- _Given problem_:
Output every line of the material exactly, omitting images.

----

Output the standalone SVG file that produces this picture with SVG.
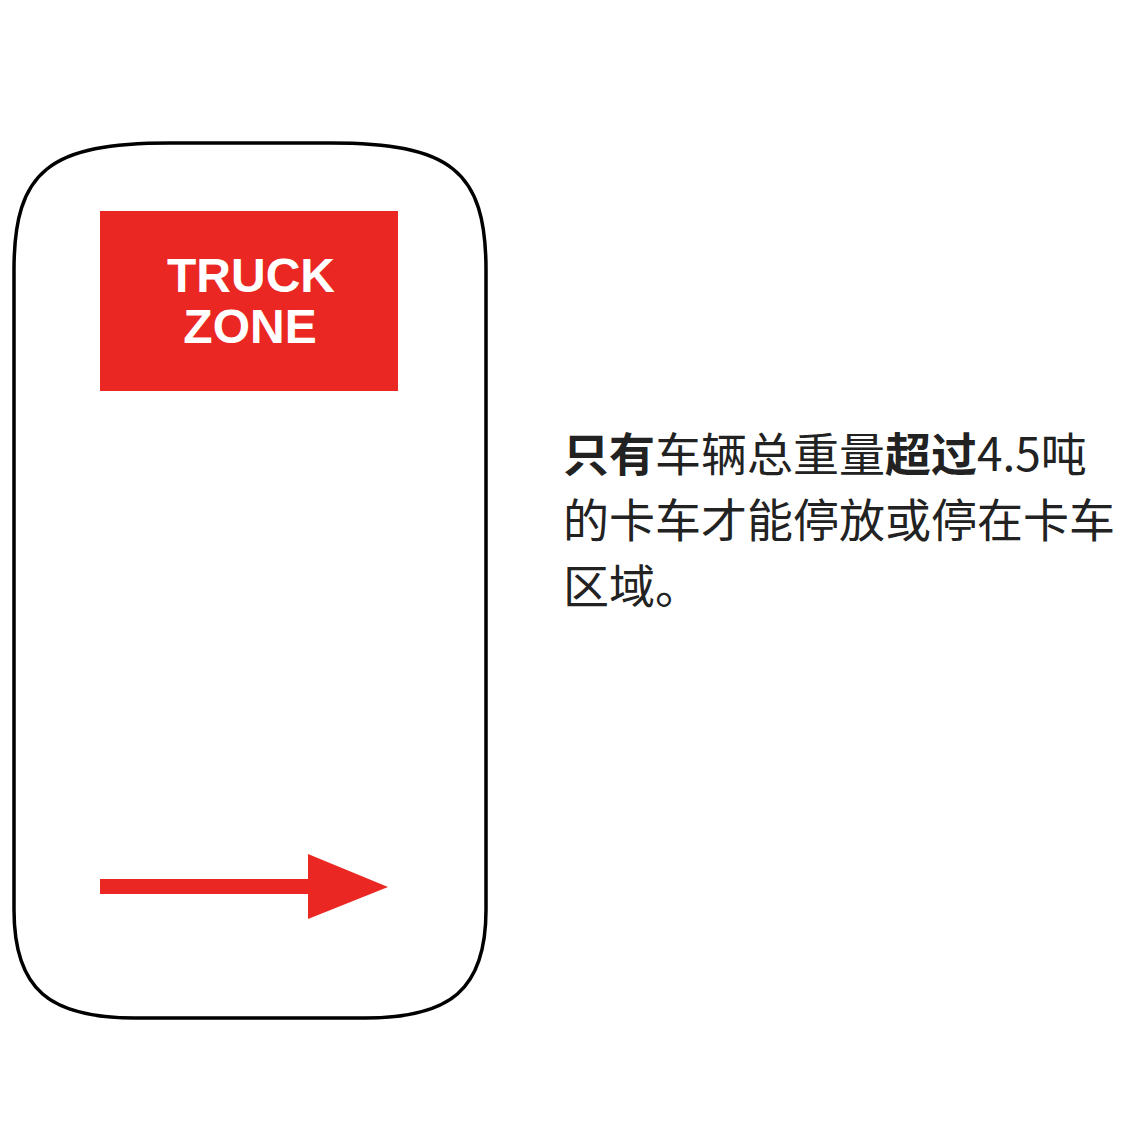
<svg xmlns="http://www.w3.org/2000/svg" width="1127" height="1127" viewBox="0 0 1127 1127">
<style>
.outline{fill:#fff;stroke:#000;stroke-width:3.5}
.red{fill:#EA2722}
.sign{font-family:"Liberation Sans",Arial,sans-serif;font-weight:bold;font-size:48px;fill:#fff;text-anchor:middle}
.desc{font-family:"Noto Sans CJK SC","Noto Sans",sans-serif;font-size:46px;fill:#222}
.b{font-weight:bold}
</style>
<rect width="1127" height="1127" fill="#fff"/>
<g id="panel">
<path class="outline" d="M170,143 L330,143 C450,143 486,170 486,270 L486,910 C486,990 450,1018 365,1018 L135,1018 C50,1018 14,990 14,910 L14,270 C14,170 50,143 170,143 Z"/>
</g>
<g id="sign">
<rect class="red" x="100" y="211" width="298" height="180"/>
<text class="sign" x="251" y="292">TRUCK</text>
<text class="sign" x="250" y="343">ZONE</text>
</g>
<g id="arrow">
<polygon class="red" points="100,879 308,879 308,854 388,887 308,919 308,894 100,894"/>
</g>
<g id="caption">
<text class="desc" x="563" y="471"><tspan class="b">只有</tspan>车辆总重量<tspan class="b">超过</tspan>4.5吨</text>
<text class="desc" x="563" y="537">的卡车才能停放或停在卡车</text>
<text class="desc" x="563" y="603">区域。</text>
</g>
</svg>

----

- _Response below_:
Output the standalone SVG file that produces this picture with SVG.
<svg xmlns="http://www.w3.org/2000/svg" width="1127" height="1127" viewBox="0 0 1127 1127">
<style>
.outline{fill:#fff;stroke:#000;stroke-width:3.5}
.red{fill:#EA2722}
.sign{font-family:"Liberation Sans",Arial,sans-serif;font-weight:bold;font-size:48px;fill:#fff;text-anchor:middle}
.desc{font-family:"Noto Sans CJK SC","Noto Sans",sans-serif;font-size:46px;fill:#222}
.b{font-weight:bold}
</style>
<rect width="1127" height="1127" fill="#fff"/>
<g id="panel">
<path class="outline" d="M170,143 L330,143 C450,143 486,170 486,270 L486,910 C486,990 450,1018 365,1018 L135,1018 C50,1018 14,990 14,910 L14,270 C14,170 50,143 170,143 Z"/>
</g>
<g id="sign">
<rect class="red" x="100" y="211" width="298" height="180"/>
<text class="sign" x="251" y="292">TRUCK</text>
<text class="sign" x="250" y="343">ZONE</text>
</g>
<g id="arrow">
<polygon class="red" points="100,879 308,879 308,854 388,887 308,919 308,894 100,894"/>
</g>
<g id="caption">
<text class="desc" x="563" y="471"><tspan class="b">只有</tspan>车辆总重量<tspan class="b">超过</tspan>4.5吨</text>
<text class="desc" x="563" y="537">的卡车才能停放或停在卡车</text>
<text class="desc" x="563" y="603">区域。</text>
</g>
</svg>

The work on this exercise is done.